Predicting Barge Presence and Quantity on Inland Waterways using Vessel Tracking Data: A Machine Learning Approach

TL;DR

This paper develops machine learning models to predict the presence and number of barges on inland waterways using AIS vessel tracking data, aiding waterway management and freight estimation.

Contribution

It introduces a novel approach combining AIS data and traffic camera observations to accurately predict barge presence and quantity with high F1 scores.

Findings

AdaBoost achieved an F1 score of 0.932 for barge presence prediction.

Random Forest with AdaBoost achieved an F1 score of 0.886 for barge quantity prediction.
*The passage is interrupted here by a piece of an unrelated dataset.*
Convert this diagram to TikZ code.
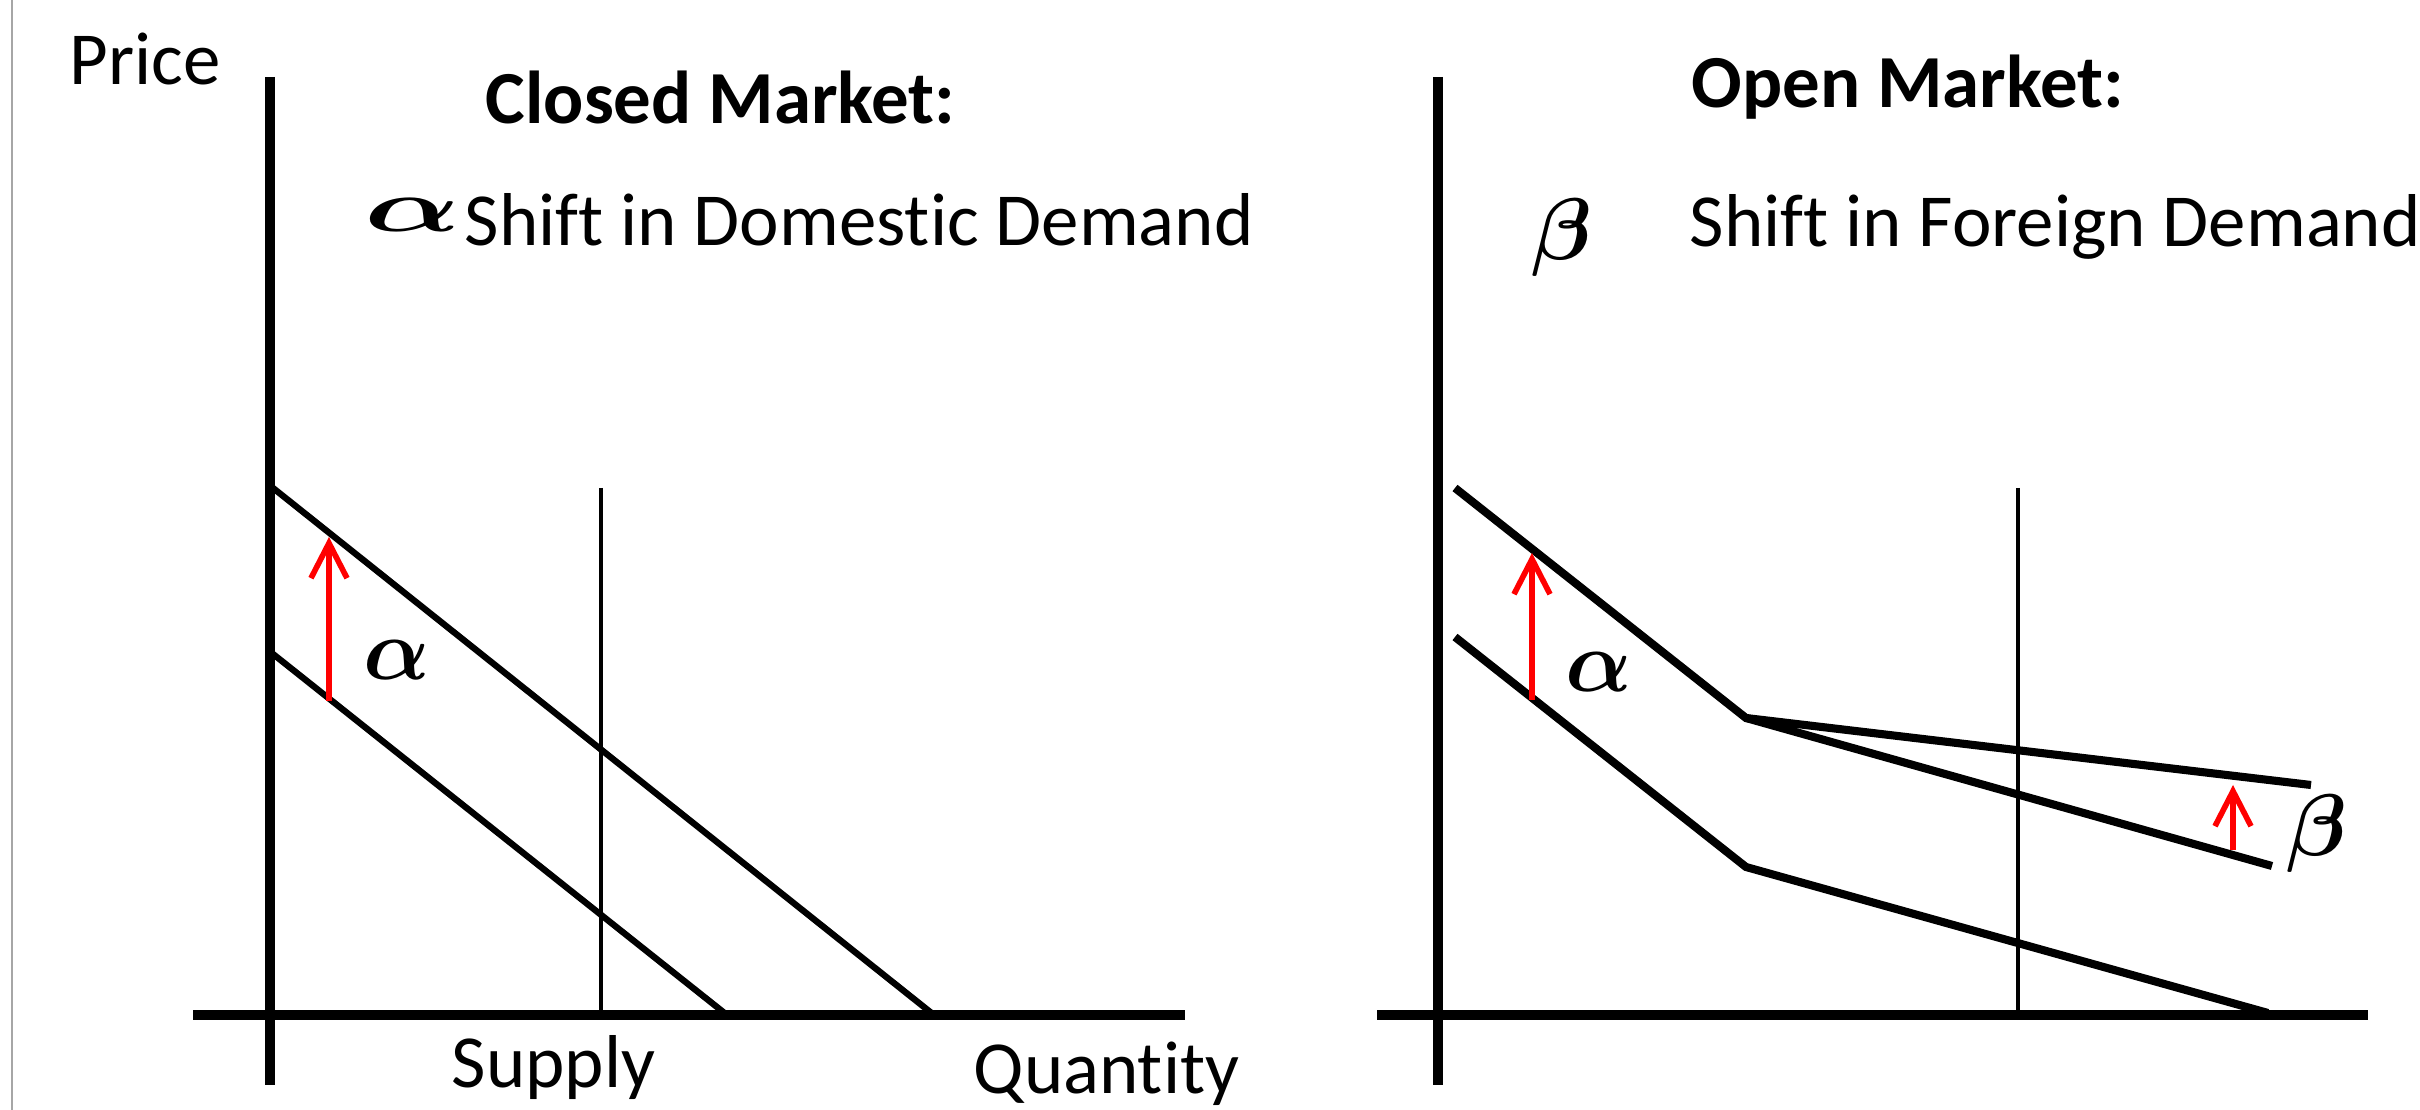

The models provide valuable insights for transportation planning and infrastructure management.

Abstract

This study presents a machine learning approach to predict the number of barges transported by vessels on inland waterways using tracking data from the Automatic Identification System (AIS). While AIS tracks the location of tug and tow vessels, it does not monitor the presence or number of barges transported by those vessels. Understanding the number and types of barges conveyed along river segments, between ports, and at ports is crucial for estimating the quantities of freight transported on the nation's waterways. This insight is also valuable for waterway management and infrastructure operations impacting areas such as targeted dredging operations, and data-driven resource allocation. Labeled sample data was generated using observations from traffic cameras located along key river segments and matched to AIS data records. A sample of 164 vessels representing up to 42 barge convoys per vessel was used for model development. The methodology involved first predicting barge presence and then predicting barge quantity. Features derived from the AIS data included speed measures, vessel characteristics, turning measures, and interaction terms. For predicting barge presence, the AdaBoost model achieved an F1 score of 0.932. For predicting barge quantity, the Random Forest combined with an AdaBoost ensemble model achieved an F1 score of 0.886. Bayesian optimization was used for hyperparameter tuning. By advancing predictive modeling for inland waterways, this study offers valuable insights for transportation planners and organizations, which require detailed knowledge of traffic volumes, including the flow of commodities, their destinations, and the tonnage moving in and out of ports.